Journal of Social, Behavioral, and Health Sciences


Preexposure prophylaxis (PrEP) is a biomedical intervention to prevent the spread of HIV. Underprescribing PrEP could increase the probability of HIV exposure among serodivergent couples/partners and people who do not practice safer sex. Previous research on PrEP did not assess the association between awareness of PrEP, years of experience of the providers, provider types, and the frequency of PrEP among physicians. The purpose of this study is to test the hypothesis that awareness of PrEP, years of experience, and provider types might be predictors of the frequency of PrEP among physicians. Precaution adoption process model and cross-sectional design were applied to survey 100 physicians. Kendall's b correlation test and Fisher’s exact test showed that awareness was the primary barrier to prescribing PrEP at the providers’ level. Higher awareness of PrEP and years of experience were associated with the frequency of PrEP prescription. However, there was an insignificant difference between provider types and the frequency of PrEP prescription.
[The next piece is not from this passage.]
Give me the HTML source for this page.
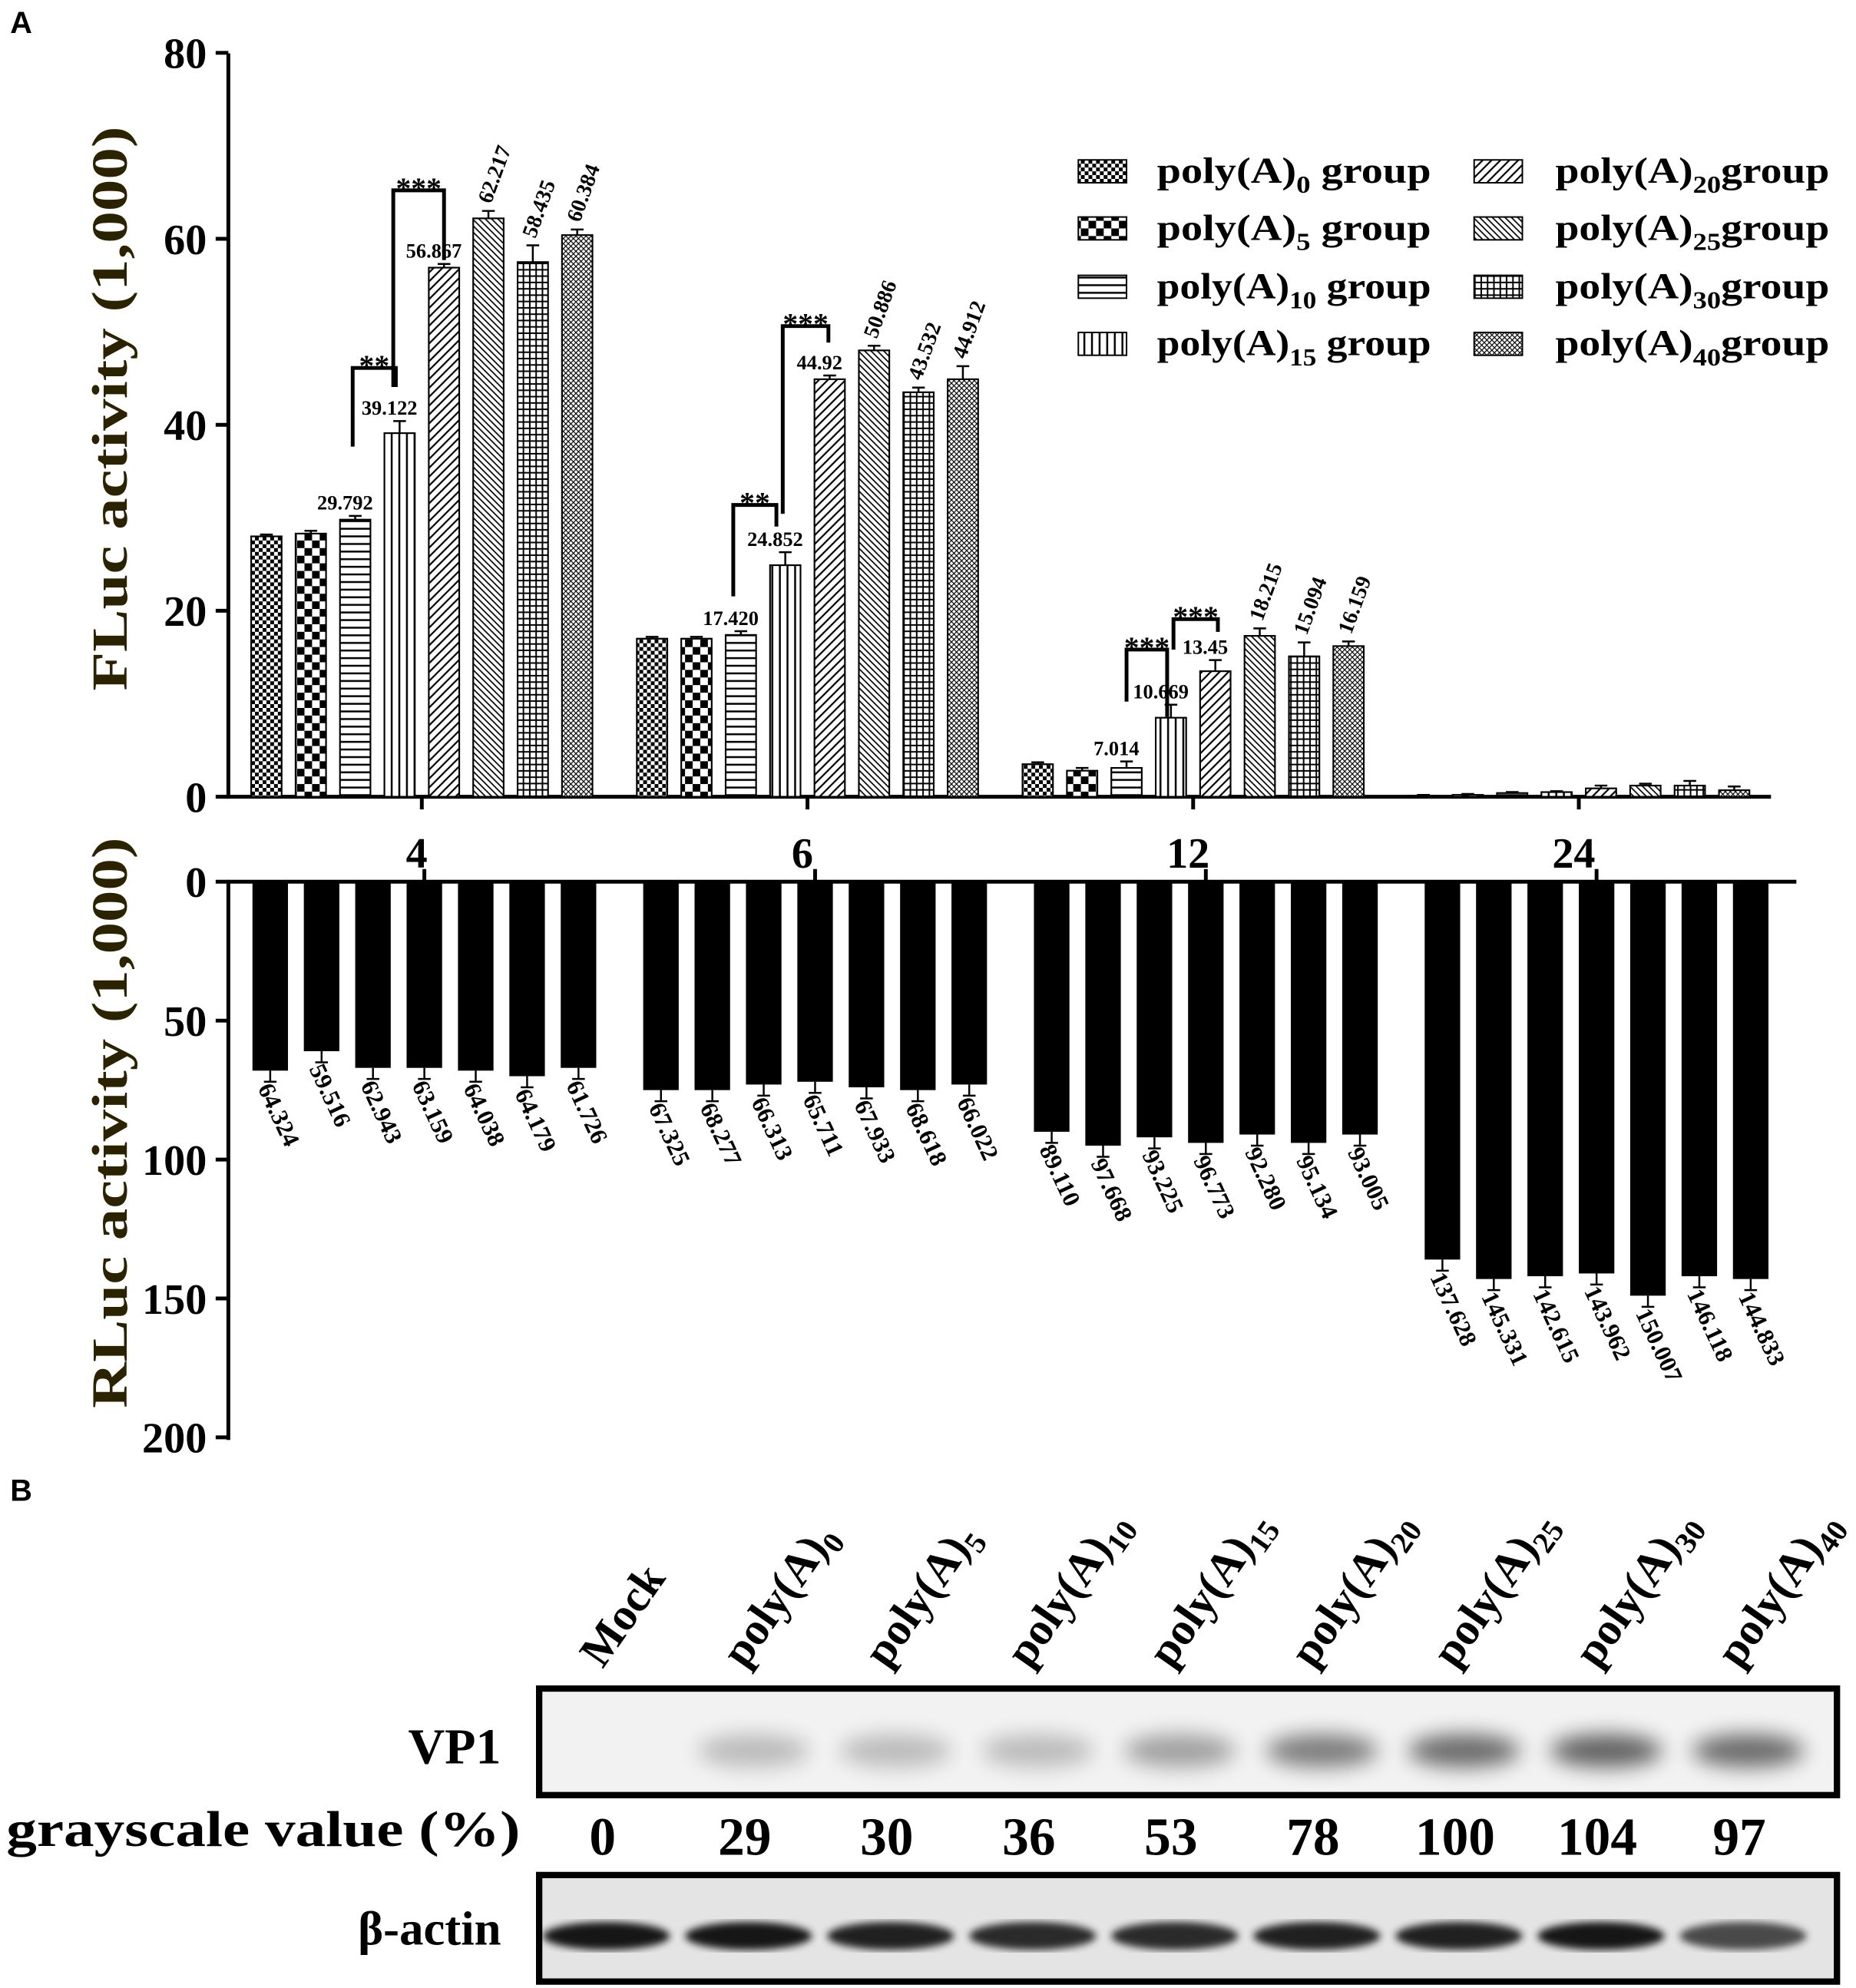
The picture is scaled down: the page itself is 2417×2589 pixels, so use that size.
<!DOCTYPE html>
<html><head><meta charset="utf-8"><style>html,body{margin:0;padding:0;background:#fff}svg{display:block}</style></head>
<body>
<svg id="c" width="2417" height="2589" viewBox="0 0 1463 1567" xmlns="http://www.w3.org/2000/svg" font-family="'Liberation Serif',serif" font-weight="bold">
<defs>
<pattern id="p0" width="6" height="6" patternUnits="userSpaceOnUse"><rect width="6" height="6" fill="#fff"/><rect width="3" height="3" fill="#000"/><rect x="3" y="3" width="3" height="3" fill="#000"/></pattern>
<pattern id="p1" width="12" height="12" patternUnits="userSpaceOnUse"><rect width="12" height="12" fill="#fff"/><rect width="6" height="6" fill="#000"/><rect x="6" y="6" width="6" height="6" fill="#000"/></pattern>
<pattern id="p2" width="6" height="6" patternUnits="userSpaceOnUse"><rect width="6" height="6" fill="#fff"/><rect y="2" width="6" height="1.5" fill="#000"/></pattern>
<pattern id="p3" width="6" height="6" patternUnits="userSpaceOnUse"><rect width="6" height="6" fill="#fff"/><rect x="2" width="1.5" height="6" fill="#000"/></pattern>
<pattern id="p4" width="7" height="7" patternUnits="userSpaceOnUse"><rect width="7" height="7" fill="#fff"/><path d="M-1,8 L8,-1" stroke="#000" stroke-width="1.3"/><path d="M-1,1 L1,-1 M6,8 L8,6" stroke="#000" stroke-width="1.3"/></pattern>
<pattern id="p5" width="5" height="5" patternUnits="userSpaceOnUse"><rect width="5" height="5" fill="#fff"/><path d="M-1,-1 L6,6 M-1,4 L1,6 M4,-1 L6,1" stroke="#000" stroke-width="1"/></pattern>
<pattern id="p6" width="5" height="5" patternUnits="userSpaceOnUse"><rect width="5" height="5" fill="#fff"/><rect y="2" width="5" height="1.2" fill="#000"/><rect x="2" width="1.2" height="5" fill="#000"/></pattern>
<pattern id="p7" width="4" height="4" patternUnits="userSpaceOnUse"><rect width="4" height="4" fill="#fff"/><path d="M-1,5 L5,-1 M-1,-1 L5,5" stroke="#000" stroke-width="0.7"/></pattern>
<filter id="blur" x="-50%" y="-100%" width="200%" height="300%"><feGaussianBlur stdDeviation="8"/></filter>
<filter id="blur2"><feGaussianBlur stdDeviation="3"/></filter>
</defs>
<g id="top"></g><g id="bot"></g><g id="blot"></g>
</svg>
<script>
const NS="http://www.w3.org/2000/svg";
const groups=["4","6","12","24"];
const fVals=[[28,28.3,29.8,39.1,56.9,62.2,57.5,60.4],[17,17,17.4,24.9,44.9,48,43.5,44.9],[3.5,2.8,3.1,8.5,13.5,17.3,15.1,16.2],[0.1,0.2,0.4,0.5,0.9,1.2,1.2,0.7]];
const fErr=[[0.2,0.3,0.4,1.3,0.4,0.8,1.8,0.6],[0.2,0.2,0.4,1.4,0.4,0.5,0.5,1.4],[0.2,0.3,0.7,1.4,1.2,0.8,1.5,0.5],[0.1,0.1,0.1,0.1,0.3,0.2,0.5,0.4]];
const fLabels=[["","","29.792","39.122","56.867","62.217","58.435","60.384"],["","","17.420","24.852","44.92","50.886","43.532","44.912"],["","","7.014","10.669","13.45","18.215","15.094","16.159"],["","","","","","","",""]];
const rVals=[[68,61,67,67,68,70,67],[75,75,73,72,74,75,73],[90,95,92,94,91,94,91],[136,143,142,141,149,142,143]];
const rLabels=[["64.324","59.516","62.943","63.159","64.038","64.179","61.726"],["67.325","68.277","66.313","65.711","67.933","68.618","66.022"],["89.110","97.668","93.225","96.773","92.280","95.134","93.005"],["137.628","145.331","142.615","143.962","150.007","146.118","144.833"]];
const fTicks=[0,20,40,60,80], rTicks=[0,50,100,150,200];
const legendNames=["0","5","10","15","20","25","30","40"];
const lanes=["Mock","0","5","10","15","20","25","30","40"];
const gray=["0","29","30","36","53","78","100","104","97"];
const vp1Int=[0,0.3,0.3,0.3,0.45,0.65,0.75,0.8,0.75];
const actInt=[1,1,0.95,0.9,0.9,0.95,0.95,1,0.75];
function el(p,t,a,txt){const e=document.createElementNS(NS,t);for(const k in a)e.setAttribute(k,a[k]);if(txt!==undefined)e.textContent=txt;p.appendChild(e);return e;}
const T=document.getElementById('top'),B=document.getElementById('bot'),W=document.getElementById('blot');
const fy=v=>628-v*7.33, ry=v=>695+v*2.19;
const fx=(g,i)=>210+g*304+i*35, rx=(g,i)=>213+g*308+i*40.5;
let e;
e=el(T,'text',{x:8,y:26,'font-family':"'Liberation Sans',sans-serif",'font-size':24},'A');

e=el(T,'line',{x1:180,y1:42,x2:180,y2:629,stroke:'#000','stroke-width':3});

e=el(T,'line',{x1:179,y1:628,x2:1396,y2:628,stroke:'#000','stroke-width':3});

fTicks.forEach(t=>{el(T,'line',{x1:170,x2:180,y1:fy(t),y2:fy(t),stroke:'#000','stroke-width':3});
 e=el(T,'text',{x:163,y:fy(t)+12,'text-anchor':'end','font-size':34},String(t));
 });
e=el(T,'text',{transform:'translate(100,322) rotate(-90)','text-anchor':'middle','font-size':40,fill:'#2b2200',textLength:445,lengthAdjust:'spacingAndGlyphs'},'FLuc activity  (1,000)');

fVals.forEach((gv,g)=>{gv.forEach((v,i)=>{const x=fx(g,i);
 e=el(T,'rect',{x:x-12,y:fy(v),width:24,height:628-fy(v),fill:'url(#p'+i+')',stroke:'#000','stroke-width':1.3});
 
 const et=fy(v+fErr[g][i]);el(T,'line',{x1:x,x2:x,y1:fy(v),y2:et,stroke:'#000','stroke-width':1.5});el(T,'line',{x1:x-5,x2:x+5,y1:et,y2:et,stroke:'#000','stroke-width':1.5});
 const lb=fLabels[g][i];if(lb){const ly=et-5;
  if(i<5){e=el(T,'text',{x:x-8,y:ly,'text-anchor':'middle','font-size':16},lb);}
  else{e=el(T,'text',{transform:`translate(${x+2},${ly}) rotate(-70)`,'font-size':17},lb);}
  }
 });
 el(T,'line',{x1:fx(g,3.5),x2:fx(g,3.5),y1:628,y2:638,stroke:'#000','stroke-width':3});
});
[[278,312,352,305,290,'**'],[310,350,305,205,150,'***'],[578,612,470,415,398,'**'],[617,653,405,270,257,'***'],[888,920,553,565,512,'***'],[925,960,512,498,488,'***']].forEach(b=>{
 e=el(T,'path',{d:`M${b[0]},${b[2]} V${b[4]} H${b[1]} V${b[3]}`,fill:'none',stroke:'#000','stroke-width':3});
 
 el(T,'text',{x:(b[0]+b[1])/2,y:b[4]+6,'text-anchor':'middle','font-size':24},b[5]);});
groups.forEach((gl,g)=>{e=el(T,'text',{x:fx(g,3.5)-4,y:684,'text-anchor':'middle','font-size':34},gl);
 });
legendNames.forEach((n,i)=>{const col=Math.floor(i/4),row=i%4;const x=col?1162:850,y=[135,180,226,271][row];
 const lg=el(T,'g',{});
 el(lg,'rect',{x:x,y:y-9,width:38,height:18,fill:'url(#p'+i+')',stroke:'#000','stroke-width':1.2});
 const t=el(lg,'text',{x:col?1226:912,y:y+9,'font-size':29});
 t.appendChild(document.createTextNode('poly(A)'));el(t,'tspan',{dy:8,'font-size':19},n);el(t,'tspan',{dy:-8},col?'group':' group');
 t.setAttribute('textLength',216);t.setAttribute('lengthAdjust','spacingAndGlyphs');});
e=el(B,'line',{x1:180,y1:695,x2:180,y2:1135,stroke:'#000','stroke-width':3});

e=el(B,'line',{x1:179,y1:695,x2:1416,y2:695,stroke:'#000','stroke-width':3});

rTicks.forEach(t=>{el(B,'line',{x1:170,x2:180,y1:ry(t),y2:ry(t),stroke:'#000','stroke-width':3});
 e=el(B,'text',{x:163,y:ry(t)+12,'text-anchor':'end','font-size':34},String(t));
 });
e=el(B,'text',{transform:'translate(100,885) rotate(-90)','text-anchor':'middle','font-size':40,fill:'#2b2200',textLength:450,lengthAdjust:'spacingAndGlyphs'},'RLuc activity  (1,000)');

rVals.forEach((gv,g)=>{gv.forEach((v,i)=>{const x=rx(g,i);
 e=el(B,'rect',{x:x-14,y:695,width:28,height:ry(v)-695,fill:'#000'});
 
 const eb=ry(v+4);el(B,'line',{x1:x,x2:x,y1:ry(v),y2:eb,stroke:'#000','stroke-width':1.5});el(B,'line',{x1:x-5,x2:x+5,y1:eb,y2:eb,stroke:'#000','stroke-width':1.5});
 e=el(B,'text',{transform:`translate(${x-10},${eb+5}) rotate(65)`,'font-size':19},rLabels[g][i]);
 
 });
 el(B,'line',{x1:rx(g,3),x2:rx(g,3),y1:685,y2:695,stroke:'#000','stroke-width':3});
});
e=el(W,'text',{x:8,y:1183,'font-family':"'Liberation Sans',sans-serif",'font-size':24},'B');

const lx=i=>490+i*112;
lanes.forEach((n,i)=>{const t=el(W,'text',{transform:`translate(${lx(i)-15},1316) rotate(-55)`,'font-size':36});
 
 if(i==0)t.textContent='Mock';else{t.appendChild(document.createTextNode('poly(A)'));el(t,'tspan',{dy:8,'font-size':24},n);}
 e=el(W,'text',{x:lx(i)-15,y:1462,'text-anchor':'middle','font-size':42},gray[i]);
 });
e=el(W,'rect',{x:425,y:1331,width:1023,height:84,fill:'#f2f2f2',stroke:'#000','stroke-width':5});

vp1Int.forEach((v,i)=>{if(v>0){e=el(W,'ellipse',{cx:lx(i)-8,cy:1380,rx:44,ry:13,fill:'#000',opacity:v*0.75,filter:'url(#blur)'});
 }});
e=el(W,'rect',{x:425,y:1478,width:1023,height:84,fill:'#e4e4e4',stroke:'#000','stroke-width':5});

actInt.forEach((v,i)=>{e=el(W,'ellipse',{cx:lx(i)-12,cy:1526,rx:50,ry:11,fill:'#000',opacity:v*0.9,filter:'url(#blur2)'});
 });
e=el(W,'text',{x:395,y:1390,'text-anchor':'end','font-size':40},'VP1');

e=el(W,'text',{x:5,y:1455,'font-size':40,textLength:405,lengthAdjust:'spacingAndGlyphs'},'grayscale value (%)');

e=el(W,'text',{x:395,y:1533,'text-anchor':'end','font-size':38},'β-actin');

</script>
</body></html>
The findings support the notion that independent from their years of experience and specialty, the more physicians know about PrEP, the more they prescribe it. The results and recommendations contribute to positive social change by providing information to develop a comprehensive PrEP education curriculum for care providers. Our findings indicate that physicians need education and training to fully understand the potential for PrEP to reduce HIV transmission.